Perdido 03

Perdido 03

Thursday, March 20, 2014

Don't Buy The Poll Showing NYer's Roundly Despise De Blasio's Education Policies

Quinnipiac released a poll yesterday that claimed to find widespread disapproval of de Blasio's education policies:

Voters are giving Mayor de Blasio a bad report card for his education policies.

A Quinnipiac poll released Wednesday found that just 38% support de Blasio’s handling of the public schools and 49% disapprove.

40% want de Blasio to increase the number of charter schools while 39% want the number to stay the same and 14% want a reduction in the schools.

Do you know why that poll is suspect?

Because it came at the same time this was going on:

A pro-charter school group has spent $3.6 million over the past three weeks on TV ads attacking Mayor de Blasio, an insider revealed Wednesday.

Families for Excellent Schools — founded by a deep-pocketed group of financiers — has run a series of ads, including a spot blaming de Blasio for taking away the “hopes and dreams” of 194 students by blocking Success Academy Harlem Central.
De Blasio stopped three Success schools from co-locating in public school buildings while allowing five others to go ahead.

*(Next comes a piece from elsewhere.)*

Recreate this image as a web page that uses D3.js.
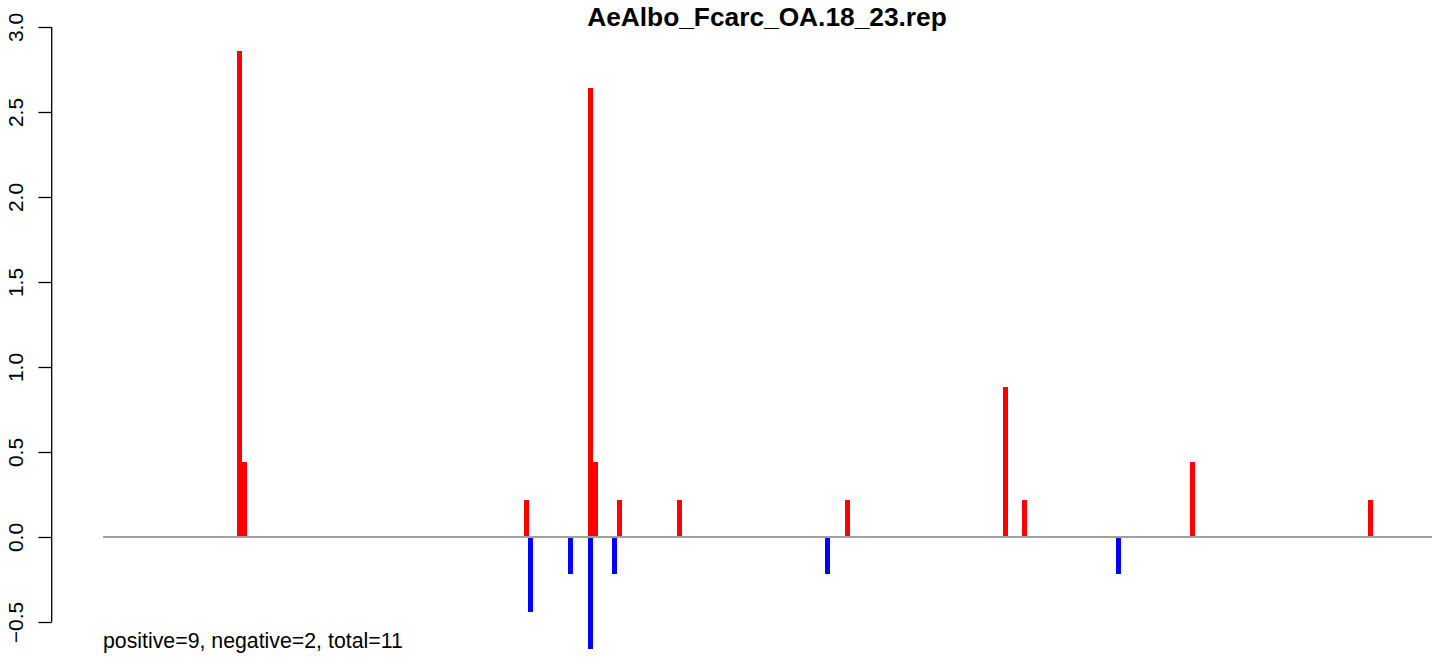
<!DOCTYPE html>
<html>
<head>
<meta charset="utf-8">
<script src="https://cdn.jsdelivr.net/npm/d3@7"></script>
<style>
  html, body { margin: 0; padding: 0; background: #ffffff; }
  svg { display: block; }
  text { font-family: "Liberation Sans", Arial, Helvetica, sans-serif; fill: #000; }
</style>
</head>
<body>
<svg id="chart" width="1444" height="660"></svg>
<script>
// ---- data ----
const chartTitle = "AeAlbo_Fcarc_OA.18_23.rep";
const nBins = 272;                       // number of bins on the x axis
// positive (red) bars: bin position and value
const posBins = [27.4, 28.4, 86.2, 99.3, 100.3, 105.2, 117.5, 151.9, 184.2, 188.1, 222.5, 258.9];
const posValues = [2.86, 0.44, 0.22, 2.64, 0.44, 0.22, 0.22, 0.22, 0.88, 0.22, 0.44, 0.22];
// negative (blue) bars
const negBins = [87.0, 95.2, 99.3, 104.2, 147.8, 207.3];
const negValues = [-0.44, -0.22, -0.66, -0.22, -0.22, -0.22];
const yTicks = [-0.5, 0, 0.5, 1, 1.5, 2, 2.5, 3];
const footnote = "positive=9, negative=2, total=11";

const positives = posBins.map((b, i) => ({ bin: b, value: posValues[i] }));
const negatives = negBins.map((b, i) => ({ bin: b, value: negValues[i] }));

// ---- layout ----
const svg = d3.select("#chart");
const x = d3.scaleLinear().domain([0, nBins]).range([103, 1432]);
const y = d3.scaleLinear().domain([-0.5, 3.0]).range([622, 27]);
const axisX = 51.7;

// bars
function drawBars(data, color) {
  svg.append("g")
    .attr("shape-rendering", "crispEdges")
    .selectAll("rect")
    .data(data)
    .join("rect")
    .attr("x", d => x(d.bin))
    .attr("width", d => x(d.bin + 1) - x(d.bin))
    .attr("y", d => y(Math.max(0, d.value)))
    .attr("height", d => Math.abs(y(d.value) - y(0)))
    .attr("fill", color);
}
drawBars(positives, "#ff0000");
drawBars(negatives, "#0000ff");

// zero line
svg.append("line")
  .attr("x1", x(0)).attr("x2", x(nBins))
  .attr("y1", y(0)).attr("y2", y(0))
  .attr("stroke", "#a0a0a0")
  .attr("stroke-width", 2);

// y axis
const yAxis = d3.axisLeft(y)
  .tickValues(yTicks)
  .tickSize(13.3)
  .tickPadding(0)
  .tickFormat(d => d3.format(".1f")(d).replace("-", "\u2212"));
const gy = svg.append("g")
  .attr("transform", `translate(${axisX},0)`)
  .call(yAxis);
gy.select(".domain")
  .attr("d", `M0,${y(3.0)}V${y(-0.5)}`)
  .attr("stroke", "#000")
  .attr("stroke-width", 1.3);
gy.selectAll(".tick line").attr("stroke", "#000").attr("stroke-width", 1.3);
gy.selectAll(".tick text")
  .attr("x", null).attr("dy", null)
  .attr("transform", `translate(${23 - axisX},0) rotate(-90)`)
  .attr("text-anchor", "middle")
  .attr("font-size", 21)
  .style("font-family", "'Liberation Sans', Arial, sans-serif")
  .attr("fill", "#000");

// title
svg.append("text")
  .attr("x", 767)
  .attr("y", 26)
  .attr("text-anchor", "middle")
  .attr("font-size", 26.3)
  .attr("font-weight", "bold")
  .text(chartTitle);

// footnote
svg.append("text")
  .attr("x", 103)
  .attr("y", 648)
  .attr("font-size", 21.3)
  .text(footnote);
</script>
</body>
</html>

His allies call the ad campaign hypocritical.

“They have parents believing there’s no way they’re going to find space for these 194 students,” said Zakiyah Ansari of the labor-backed lobbying group Alliance for Quality Education. “Do they tell them they’re spending $3.6 million on these ads in less than a month? Put that into the building that you say you can’t find.”

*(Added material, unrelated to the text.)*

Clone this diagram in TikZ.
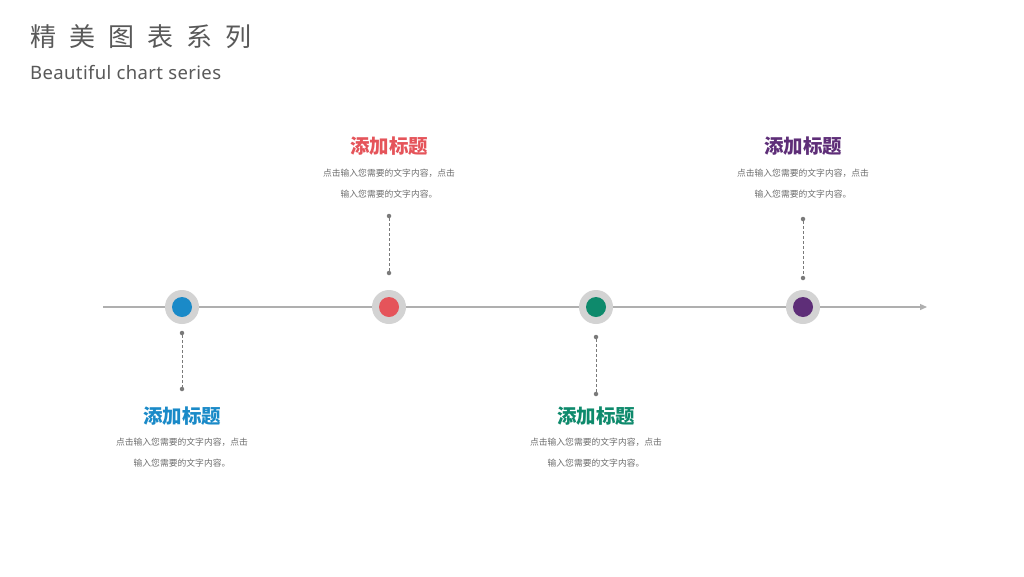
\documentclass[tikz,border=0pt]{standalone}
\usepackage{fontspec}
\setmainfont{Noto Sans}
\newfontfamily\cjk{Noto Sans CJK SC}
\newfontfamily\subfont[LetterSpace=2]{Noto Sans}
\usetikzlibrary{arrows.meta}
\definecolor{cblue}{HTML}{1A8AC8}
\definecolor{cred}{HTML}{E5545A}
\definecolor{cteal}{HTML}{0E8A6C}
\definecolor{cpurple}{HTML}{5E2E78}
\definecolor{ctext}{HTML}{595959}
\definecolor{cbody}{HTML}{6E6E6E}
\definecolor{cline}{HTML}{AFAFAF}
\definecolor{cring}{HTML}{D3D3D3}
\tikzset{
  ring/.style={circle, fill=cring, minimum size=34pt, inner sep=0pt},
  dotin/.style={circle, fill=#1, minimum size=20pt, inner sep=0pt},
  ttl/.style={text=#1, font=\cjk\fontsize{19.5}{19.5}\selectfont\bfseries, inner sep=0pt},
  body/.style={text=cbody, font=\cjk\fontsize{8.8}{21}\selectfont, align=center, inner sep=0pt},
  conn/.style={draw=ctext!80, densely dashed, line width=0.8pt},
  endpt/.style={circle, fill=ctext!80, minimum size=4.5pt, inner sep=0pt},
}
\begin{document}
\begin{tikzpicture}[x=1pt,y=-1pt]
\useasboundingbox (0,0) rectangle (1024,576);
\fill[white] (0,0) rectangle (1024,576);
% title
\node[anchor=west, text=ctext, font=\cjk\fontsize{26}{26}\selectfont, inner sep=0pt] (title) at (30,37)
  {精\hspace{13pt}美\hspace{13pt}图\hspace{13pt}表\hspace{13pt}系\hspace{13pt}列};
\node[anchor=west, text=ctext, font=\subfont\fontsize{18.5}{18.5}\selectfont, inner sep=0pt] (sub) at (30,73) {Beautiful chart series};
% timeline
\coordinate (ls) at (103,307);
\coordinate (le) at (927,307);
\draw[cline, line width=1.2pt, -{Triangle[length=7pt,width=6pt]}] (ls) -- (le);
% markers
\foreach \n/\x/\c in {a/182/cblue, b/389/cred, c/596/cteal, d/803/cpurple}{
  \node[ring] (r\n) at (\x,307) {};
  \node[dotin=\c] (m\n) at (\x,307) {};
}
% connectors
\node[endpt] (pa1) at (182,333) {};
\node[endpt] (pa2) at (182,389) {};
\draw[conn] (pa1) -- (pa2);
\node[endpt] (pb1) at (389,216) {};
\node[endpt] (pb2) at (389,273) {};
\draw[conn] (pb1) -- (pb2);
\node[endpt] (pc1) at (596,337) {};
\node[endpt] (pc2) at (596,394) {};
\draw[conn] (pc1) -- (pc2);
\node[endpt] (pd1) at (803,219) {};
\node[endpt] (pd2) at (803,278) {};
\draw[conn] (pd1) -- (pd2);
% titles & bodies
\node[ttl=cred] (tb) at (389,146) {添加标题};
\node[body] (bb) at (389,184) {点击输入您需要的文字内容，点击\\输入您需要的文字内容。};
\node[ttl=cpurple] (td) at (803,146) {添加标题};
\node[body] (bd) at (803,184) {点击输入您需要的文字内容，点击\\输入您需要的文字内容。};
\node[ttl=cblue] (ta) at (182,416) {添加标题};
\node[body] (ba) at (182,453) {点击输入您需要的文字内容，点击\\输入您需要的文字内容。};
\node[ttl=cteal] (tc) at (596,416) {添加标题};
\node[body] (bc) at (596,453) {点击输入您需要的文字内容，点击\\输入您需要的文字内容。};
\end{tikzpicture}
\end{document}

Don't kid yourself, the $3.6 million pro-charter ad blitz hammering de Blasio over the charter co-location issue has a lot to do with why the poll numbers on education are so dismal for de Blasio and Farina.

If de Blasio and Farina had been more adept, they would have been ready to go back at Eva Moskowitz and her charter school allies by pointing out that Eva wants to take away space from public school kids, including classrooms reserved for autistic and special needs kids.

Alas, even if they had been ready to go with that pushback campaign, they weren't going to be able to spend $3.6 million dollars on it.

Which is another way of saying, when you have very wealthy enemies ready to drop millions against you in a couple of weeks, it's hard to win the political battles.

Just as a comparison, the Times reports de Blasio spent $236,000 in private contributions in January and February on his pre-K push.

They're different issues, but the numbers are stark - $3.6 million to $236,000.

I've been highly critical of de Blasio and Farina for not mounting a coordinated and coherent defense of traditional public schools.

But seriously, when you're outgunned like this in the ad wars, it's going to be awfully hard to win these battles.